> [AIM OF THE TASK] Skip the pictures and extract all of the lines exactly as written.

====== INFORMATION SHOWN ======

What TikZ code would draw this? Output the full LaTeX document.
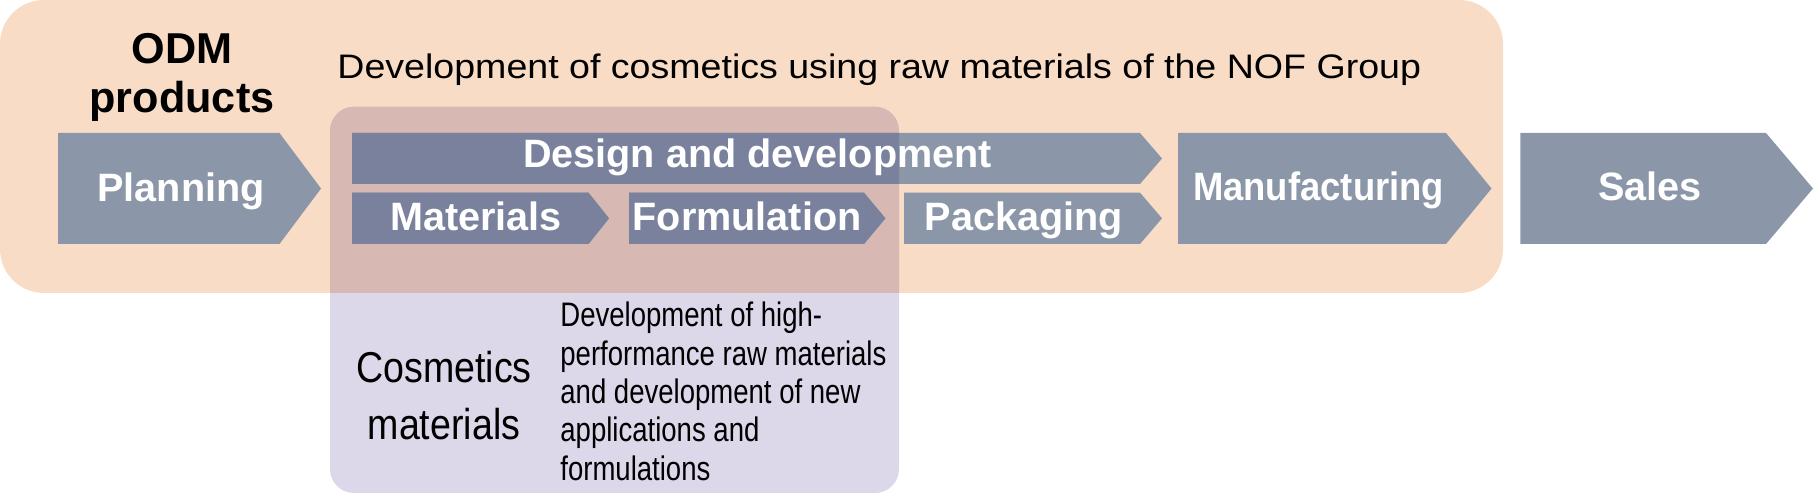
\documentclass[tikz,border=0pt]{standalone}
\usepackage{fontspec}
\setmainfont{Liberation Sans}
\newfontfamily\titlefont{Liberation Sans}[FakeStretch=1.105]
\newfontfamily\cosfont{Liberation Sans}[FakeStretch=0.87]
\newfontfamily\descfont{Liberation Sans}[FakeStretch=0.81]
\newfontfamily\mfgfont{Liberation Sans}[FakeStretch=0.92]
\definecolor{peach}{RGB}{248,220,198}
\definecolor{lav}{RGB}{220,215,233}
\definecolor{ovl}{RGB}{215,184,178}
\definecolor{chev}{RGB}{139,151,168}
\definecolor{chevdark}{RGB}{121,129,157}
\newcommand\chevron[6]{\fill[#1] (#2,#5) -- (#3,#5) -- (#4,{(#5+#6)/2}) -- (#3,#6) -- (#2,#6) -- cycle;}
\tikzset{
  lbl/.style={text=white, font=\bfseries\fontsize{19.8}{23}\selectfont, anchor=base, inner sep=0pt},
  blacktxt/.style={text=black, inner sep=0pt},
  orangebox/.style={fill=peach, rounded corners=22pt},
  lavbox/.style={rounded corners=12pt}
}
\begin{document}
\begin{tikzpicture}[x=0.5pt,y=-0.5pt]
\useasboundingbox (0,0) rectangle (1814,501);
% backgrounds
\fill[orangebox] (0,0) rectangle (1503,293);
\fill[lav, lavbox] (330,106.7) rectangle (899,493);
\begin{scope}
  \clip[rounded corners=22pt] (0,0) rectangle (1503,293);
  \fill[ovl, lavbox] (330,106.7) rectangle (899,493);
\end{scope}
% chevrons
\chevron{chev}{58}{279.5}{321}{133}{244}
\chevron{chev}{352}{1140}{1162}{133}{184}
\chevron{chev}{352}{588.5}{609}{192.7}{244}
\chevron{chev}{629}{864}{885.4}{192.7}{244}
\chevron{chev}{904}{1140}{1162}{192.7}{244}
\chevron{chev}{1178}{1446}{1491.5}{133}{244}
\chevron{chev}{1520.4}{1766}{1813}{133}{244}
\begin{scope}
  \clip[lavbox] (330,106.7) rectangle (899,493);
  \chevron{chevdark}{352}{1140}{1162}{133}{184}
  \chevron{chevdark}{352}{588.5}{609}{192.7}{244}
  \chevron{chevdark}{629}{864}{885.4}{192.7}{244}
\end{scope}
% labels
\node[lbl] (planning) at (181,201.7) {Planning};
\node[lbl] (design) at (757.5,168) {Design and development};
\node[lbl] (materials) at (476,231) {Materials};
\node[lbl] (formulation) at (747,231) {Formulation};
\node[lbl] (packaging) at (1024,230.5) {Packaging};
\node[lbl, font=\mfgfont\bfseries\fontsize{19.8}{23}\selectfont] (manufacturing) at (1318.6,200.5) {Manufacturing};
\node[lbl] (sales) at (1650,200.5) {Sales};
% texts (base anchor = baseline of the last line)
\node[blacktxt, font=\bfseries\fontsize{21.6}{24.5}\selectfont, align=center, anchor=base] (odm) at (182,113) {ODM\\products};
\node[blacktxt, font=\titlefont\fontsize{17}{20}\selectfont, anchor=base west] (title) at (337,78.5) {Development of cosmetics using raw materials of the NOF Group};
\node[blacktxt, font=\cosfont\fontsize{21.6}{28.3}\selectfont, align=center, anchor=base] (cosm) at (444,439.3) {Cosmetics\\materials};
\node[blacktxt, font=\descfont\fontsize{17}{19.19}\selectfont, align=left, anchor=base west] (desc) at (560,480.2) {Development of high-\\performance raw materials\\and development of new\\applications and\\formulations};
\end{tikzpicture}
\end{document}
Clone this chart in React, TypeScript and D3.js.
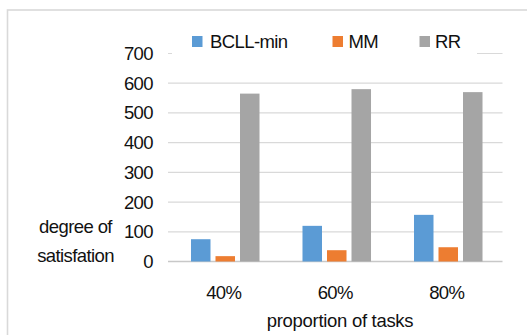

======

> [OUTPUT]
What TikZ code would draw this? Output the full LaTeX document.
\documentclass[tikz,border=0pt]{standalone}
\usepackage{fontspec}
\setmainfont{Liberation Sans}
\newfontfamily\titlefont{Liberation Sans}[FakeStretch=1.105]
\newfontfamily\cosfont{Liberation Sans}[FakeStretch=0.87]
\newfontfamily\descfont{Liberation Sans}[FakeStretch=0.81]
\newfontfamily\mfgfont{Liberation Sans}[FakeStretch=0.92]
\definecolor{peach}{RGB}{248,220,198}
\definecolor{lav}{RGB}{220,215,233}
\definecolor{ovl}{RGB}{215,184,178}
\definecolor{chev}{RGB}{139,151,168}
\definecolor{chevdark}{RGB}{121,129,157}
\newcommand\chevron[6]{\fill[#1] (#2,#5) -- (#3,#5) -- (#4,{(#5+#6)/2}) -- (#3,#6) -- (#2,#6) -- cycle;}
\tikzset{
  lbl/.style={text=white, font=\bfseries\fontsize{19.8}{23}\selectfont, anchor=base, inner sep=0pt},
  blacktxt/.style={text=black, inner sep=0pt},
  orangebox/.style={fill=peach, rounded corners=22pt},
  lavbox/.style={rounded corners=12pt}
}
\begin{document}
\begin{tikzpicture}[x=0.5pt,y=-0.5pt]
\useasboundingbox (0,0) rectangle (1814,501);
% backgrounds
\fill[orangebox] (0,0) rectangle (1503,293);
\fill[lav, lavbox] (330,106.7) rectangle (899,493);
\begin{scope}
  \clip[rounded corners=22pt] (0,0) rectangle (1503,293);
  \fill[ovl, lavbox] (330,106.7) rectangle (899,493);
\end{scope}
% chevrons
\chevron{chev}{58}{279.5}{321}{133}{244}
\chevron{chev}{352}{1140}{1162}{133}{184}
\chevron{chev}{352}{588.5}{609}{192.7}{244}
\chevron{chev}{629}{864}{885.4}{192.7}{244}
\chevron{chev}{904}{1140}{1162}{192.7}{244}
\chevron{chev}{1178}{1446}{1491.5}{133}{244}
\chevron{chev}{1520.4}{1766}{1813}{133}{244}
\begin{scope}
  \clip[lavbox] (330,106.7) rectangle (899,493);
  \chevron{chevdark}{352}{1140}{1162}{133}{184}
  \chevron{chevdark}{352}{588.5}{609}{192.7}{244}
  \chevron{chevdark}{629}{864}{885.4}{192.7}{244}
\end{scope}
% labels
\node[lbl] (planning) at (181,201.7) {Planning};
\node[lbl] (design) at (757.5,168) {Design and development};
\node[lbl] (materials) at (476,231) {Materials};
\node[lbl] (formulation) at (747,231) {Formulation};
\node[lbl] (packaging) at (1024,230.5) {Packaging};
\node[lbl, font=\mfgfont\bfseries\fontsize{19.8}{23}\selectfont] (manufacturing) at (1318.6,200.5) {Manufacturing};
\node[lbl] (sales) at (1650,200.5) {Sales};
% texts (base anchor = baseline of the last line)
\node[blacktxt, font=\bfseries\fontsize{21.6}{24.5}\selectfont, align=center, anchor=base] (odm) at (182,113) {ODM\\products};
\node[blacktxt, font=\titlefont\fontsize{17}{20}\selectfont, anchor=base west] (title) at (337,78.5) {Development of cosmetics using raw materials of the NOF Group};
\node[blacktxt, font=\cosfont\fontsize{21.6}{28.3}\selectfont, align=center, anchor=base] (cosm) at (444,439.3) {Cosmetics\\materials};
\node[blacktxt, font=\descfont\fontsize{17}{19.19}\selectfont, align=left, anchor=base west] (desc) at (560,480.2) {Development of high-\\performance raw materials\\and development of new\\applications and\\formulations};
\end{tikzpicture}
\end{document}
Clone this chart in React, TypeScript and D3.js.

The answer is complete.